In Sunday's NY Daily News, the paper reports on the possibility that the site of the proposed Flushing Commons is where a graveyard used to sit: "Before the Civil War, a Methodist parish in Flushing buried its dead near where 37th Ave. meets 138th St. today - a fact confirmed by city reports and newspapers. But in 1954, after a perfunctory excavation failed to find human remains there, the city chalked up the cemetery to local lore - and paved it over for a parking lot. Decades later, that decision is facing renewed scrutiny from archaeologists who want the city to dig up the plot yet again - believing bodies still rest where a complex is set to go up next year."
This prospect doesn't sit well with EDC's Dave Lombino-who advances the idea that the opponents of the development are behind the speculation: "The city Economic Development Corp. has dismissed the calls for excavation as thinly veiled attempts to halt construction of Flushing Commons, a mix of housing and retail on the site of the municipal parking lot. An EDC spokesman, David Lombino, argued that opponents of the project - who fear its effect on small businesses and traffic - will jump on anything to stop it before a looming City Council vote. "There are no plans to revisit that determination" of a nonexistent graveyard, Lombino said."
But opponents of the ill conceived Flushing Commons haven't been behind any of this-and the investigation of the Daily News has been sui generis. But the concerns on the part of anthropologists do appear to be quite real: "I would urge that they take another look," said Queens College anthropology Prof. James Moore. He called the case an issue of "heritage, historic preservation and just simple respect for the dead."
The Flushing Coalition's opposition, however, devolves from a respect for the living-and a real fear that the overdeveloped project will turn all of Flushing into one giant small business graveyard. That being said, it does also seem that the original investigation wasn't what any one would call thorough: "But a Daily News investigation has found the city Corporation Counsel's decision to deem the graves "nonexistent" on Feb. 3, 1954, may have been hasty. A spokeswoman for the Law Department said that records of the excavation - two weeks of hand-digging in 1953 that did not turn up any bones - were "not readily available" last week. The spokeswoman, Connie Pankratz, vowed to search in off-site archives in coming weeks. The EDC insists the cemetery does not exist - though their officials cannot produce records showing how the Public Works Agency carried out the excavation."

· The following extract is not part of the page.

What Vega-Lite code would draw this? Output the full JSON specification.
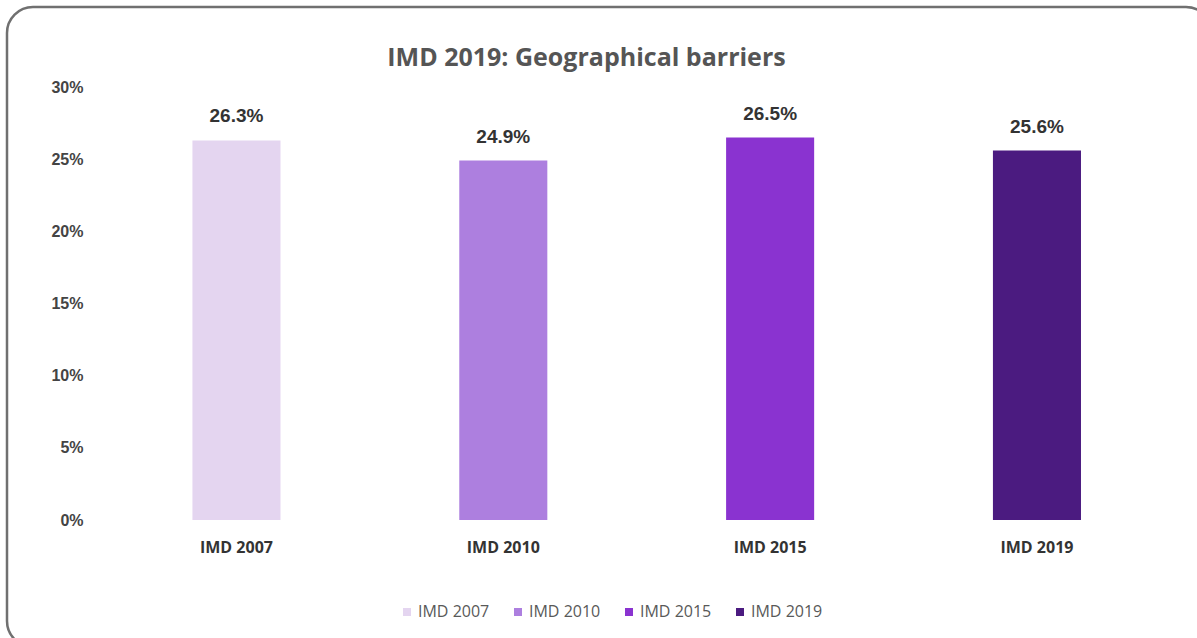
{
  "$schema": "https://vega.github.io/schema/vega-lite/v6.json",
  "autosize": "none",
  "width": 1205,
  "height": 640,
  "padding": {"left": 7, "top": 7, "right": -15, "bottom": -9},
  "background": "white",
  "config": {
    "view": {"stroke": "#707070", "strokeWidth": 2.5, "cornerRadius": 26},
    "font": "Liberation Sans"
  },
  "title": {
    "text": "IMD 2019: Geographical barriers",
    "anchor": "middle",
    "frame": "group",
    "orient": "top",
    "offset": -64,
    "dx": -23,
    "font": "Open Sans",
    "fontSize": 25,
    "fontWeight": "bold",
    "color": "#555555"
  },
  "data": {
    "values": [
      {"survey": "IMD 2007", "share": 0.263},
      {"survey": "IMD 2010", "share": 0.249},
      {"survey": "IMD 2015", "share": 0.265},
      {"survey": "IMD 2019", "share": 0.256}
    ]
  },
  "encoding": {
    "x": {
      "field": "survey",
      "type": "nominal",
      "sort": null,
      "scale": {"paddingInner": 0.67, "paddingOuter": 0.593, "align": 0.586},
      "axis": {
        "title": null,
        "orient": "bottom",
        "offset": -112,
        "domain": false,
        "ticks": false,
        "labelPadding": 4,
        "labelAngle": 0,
        "labelFont": "Open Sans",
        "labelFontWeight": "bold",
        "labelFontSize": 16,
        "labelColor": "#333333"
      }
    },
    "y": {
      "field": "share",
      "type": "quantitative",
      "scale": {"domain": [-0.08799, 0.35543], "nice": false, "zero": false},
      "axis": {
        "title": null,
        "orient": "left",
        "offset": -80,
        "domain": false,
        "ticks": false,
        "grid": false,
        "labelPadding": 4,
        "values": [0, 0.05, 0.1, 0.15, 0.2, 0.25, 0.3],
        "format": ".0%",
        "labelFont": "Liberation Sans",
        "labelFontWeight": "bold",
        "labelFontSize": 16,
        "labelColor": "#444444"
      }
    }
  },
  "layer": [
    {
      "mark": {"type": "bar"},
      "encoding": {
        "color": {
          "field": "survey",
          "type": "nominal",
          "sort": null,
          "scale": {"range": ["#e4d5f0", "#ad7fdf", "#8a33d0", "#4b1b80"]},
          "legend": {
            "title": null,
            "orient": "none",
            "direction": "horizontal",
            "legendX": 392,
            "legendY": 597,
            "padding": 0,
            "symbolType": "square",
            "symbolSize": 64,
            "symbolStrokeWidth": 0,
            "labelFont": "Open Sans",
            "labelFontSize": 16,
            "labelColor": "#595959",
            "labelOffset": 3,
            "columnPadding": 20
          }
        }
      }
    },
    {
      "mark": {
        "type": "text",
        "baseline": "alphabetic",
        "dy": -18,
        "font": "Liberation Sans",
        "fontWeight": "bold",
        "fontSize": 19,
        "color": "#333333"
      },
      "encoding": {
        "text": {"field": "share", "type": "quantitative", "format": ".1%"}
      }
    }
  ]
}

But when it comes to getting the truth out of EDC, rigorous excavation may be the only possible method-and the News' investigation may mean that the quasi city agency is truly whistling passed the graveyard: "A 1950 story in the Long Island Daily Press even reported two specific burials in church records: "C. Silliman" in 1846 and "Hutson grandchild" in 1857. A city report in 1988 indicated that some bodies from the Methodist graveyard were reinterred in Flushing Cemetery between 1853 and 1867. A Flushing Cemetery superintendent, however, told The News last week that he could not find any records of the Methodist reinterrments - exposing another potential flaw in the city's stance. Even if the exhumations took place, the 1988 report suggested at least 30 bodies were unaccounted for. They could still lie beneath the parking lot - and at the center of one of the most controversial projects in Queens."